Neither of these can be said of the Mandel-Jones legislation in Ohio. It is targeted legislation that would affect only companies that are doing business in or with our enemies in Iran. In a riveting congressional hearing chaired in Washington last week by Rep. Brad Sherman (Democrat of California), Missouri Treasurer Sarah Steelman testified that her state’s similar efforts to invest terror-free have not harmed pensioners, let alone indiscriminately so. In fact, the Missouri Investment Trust, the first public fund in the country to divest the stocks of companies doing business with Iran, Syria, Sudan and North Korea, has actually performed better since it was taken terror-free.
As to the effect on Iran of such initiatives as those underway in not only Ohio and Missouri but Florida, California, Illinois, Georgia and Louisiana, they actually could prove as dramatic as the divestment campaign mounted twenty years ago against South Africa. That campaign indisputably helped compel the apartheid regime to abandon its racist policy and ultimately contributed to the government’s fall from power. Iran is already in difficult economic straits; if fully brought to bear, the power of America’s capital markets could mightily affect corporate behavior, undermining – and, hopefully, helping to bring down – the mullahocracy in Iran.
Interestingly, Reinsch told a reporter, “You don’t win this particular battle in the hearings; you win the battle in the backroom, where you can explain the consequences of the legislation.” In other words, his clients’ case cannot stand the light of day. Their only chance of success lies in spooking legislators in settings where their constituents and the press cannot monitor the lobbyists’ misinformation and intimidation.

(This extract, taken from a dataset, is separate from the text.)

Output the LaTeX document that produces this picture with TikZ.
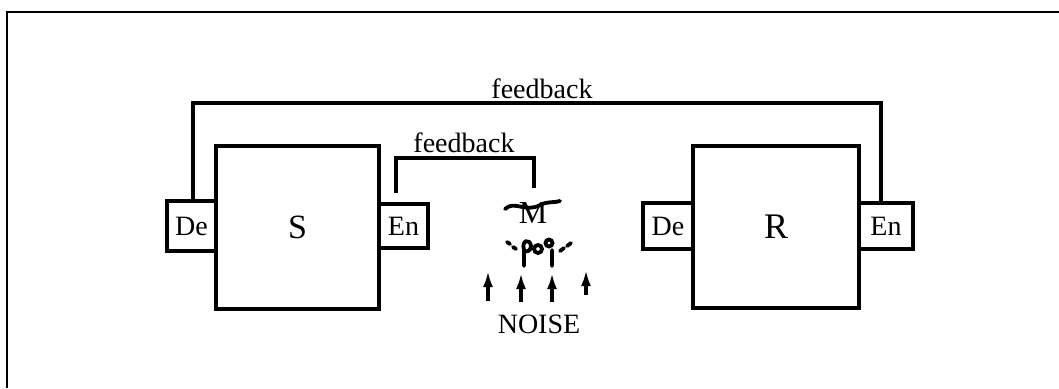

All the more reason for the eyes of Ohioans, and indeed the Nation, to be on Wednesday’s hearing in Columbus of the House Financial Institutions, Real Estate and Securities Committee. It should be there, rather than the “backrooms” preferred by terror’s lobbyists, that the fate of the most effective terror-free investing legislation introduced to date should be determined, clearing the way for its swift approval and enactment and the creation thereby of a model for every state and American investor.